A Real Gentleman
“He’s a real gentleman.” That’s a phrase I heard often during my childhood years. More often than not, it was a phrase employed by my mother, my grandmothers or aunts, or even my elder sister, in reference to a particular style of Homo sapiens.
It’s a phrase not often heard repeated these days.
I fear that the word gentleman has been throttled to death by our infamous thought police. After all, the very word bespeaks a certain virtuous manliness, and both manliness and virtue by definition are the enemies of the feminist-dominated political correctness movement.
It was the typical English gentleman who was the backbone of British society during that grand old empire’s glory days. Italian-American journalist Luigi Barzini Jr. commented on the wonder of the world seeking to imitate the typical English gentlemen, that this was “dictated by admiration and envy.” Their demeanor born of their being “well educated, well behaved … the result of good upbringing … their ease … made them admired models” of behavior (The Europeans).
But two world wars and the industrial society, compounded by the rise of feminism, largely did away with this remarkable example of virtuous manliness which the world at large sought to copy and that once was unique to British society.
American historian Gertrude Himmelfarb notes, in relation to the historical usage of the term “gentleman,” that “In practice … it was often used, even in earlier centuries, as a distinction of character rather than of class” (The Demoralization of Society, emphasis added).
Himmelfarb (the wife of Irving Kristol, reputed to be the founder of the neoconservative movement) is recognized as an outstanding historian. Her reflections on the increasingly unfashionable concept of “gentlemen” within today’s Anglo-American society highlight the fact that the common denominator that once linked all classes in English society, before its post-World War ii breakdown, was “respectability.” Cutting through the liberal-socialist lie that the British—during their greatest epoch, the Victorian era—were closely strictured by class rigidities, Himmelfarb reveals that the reality at the time was that “the working classes were respectable members of society and therefore worthy citizens ….”
The outstanding French historian of the Victorian era, Hippolyte Taine, no doubt comparing the habits of sedate English folk with those of the more volatile French, marveled at the genteelness and orderliness of the English. “‘I have seen whole families of the common people picnicking on the grass at Hyde Park; they neither pulled up nor damaged anything.’ This was truly admirable he reflected, for ‘the aim of every society must be a state of affairs in which every man is his own constable, until at last none other is required’” (ibid).
Contrast this with the British society of today with laga louts and ladettes besmirching public places in Britain with the effluence of their alcohol- and drug-debauched behavior, senior citizens being considered fair game for mugging by British youth, every vestige of good English manners seemingly having gone out the window—and with it, it seems, every other principle of decorum.

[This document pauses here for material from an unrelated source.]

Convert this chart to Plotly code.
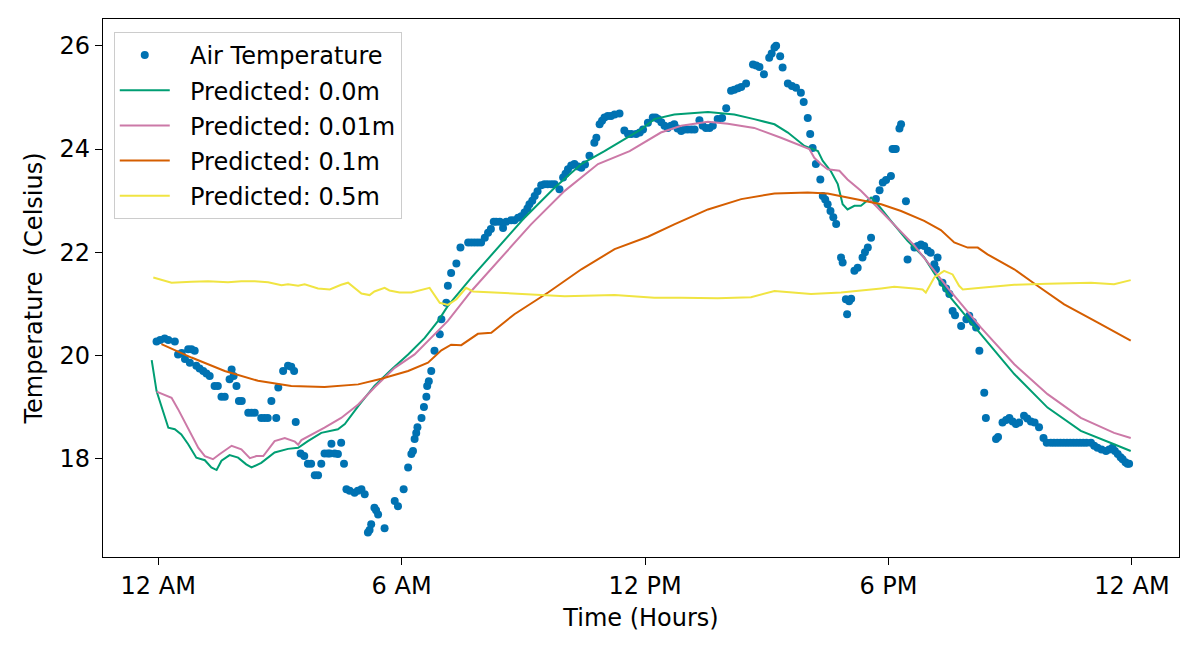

“British teenagers are the worst behaved in Europe, a report has revealed. They are more likely to binge drink, take drugs, have sex at a young age and start fights. The report, from a think tank closely linked to Labor, says the collapse of family life is at least partly to blame” (Daily Mail, July 27, 2007).
Partly to blame? That surely must be the understatement of all time!
Why the plunge from the good graces of the Victorian era to the gutter-rap attitudes of the 21st century?
Trace it to one common denominator: the loss of gentlemanly deportment by British gentry. The male of the species has lost all respect for the God-given offices of husband and father, let alone responsible citizenship. With the loss of respect for those biblically delineated roles in British society has come the loss of respect for family and, indeed, one’s fellow man within that society. The result is social breakdown of national scope.
History records that where the male is a moral person, society thrives. When a society’s manhood becomes corrupted morally, that society will soon fail. Thus, though the woman may powerfully influence the order of the domestic scene, the moral standard of any successful culture is set by the male, and society at large within that culture will either rise or fall against that standard.
Himmelfarb, an American who recognizes that the standard of true gentlemanliness was engendered in British society, quotes Taine as observing that “A real ‘gentleman’ is truly a noble man, a man worthy to command, a … man of integrity, capable of exposing, even sacrificing himself for those he leads; not only a man of honor, but a conscientious man, in whom generous instincts have been confirmed by right thinking and who, acting rightly by nature, acts even more rightly from good principles” (ibid).
Nineteenth-century British author William Thackeray gave a definition of a gentleman in its broadest familial and societal sense: “What is a gentleman? Is it to lead a pure life, to keep your honor virgin; to have the esteem of your fellow citizens, and the love of your fireside; to bear good fortune meekly; to suffer evil with constancy; and through evil or good to maintain truth always? Show me the happy man whose life exhibits these qualities, and him we will salute as gentleman, whatever his rank may be; show me the prince who possesses them, and he may be sure of our love and our loyalty” (The Four Georges).
Where, pray tell, would you find such a man in today’s society? Once a prevalent product of British society, admired aplenty by the world at large, the gentleman is a species almost extinct today. The link between that loss and the moral perils our society increasingly exhibits is undeniable.
May all true men of God strive to be such gentlemen!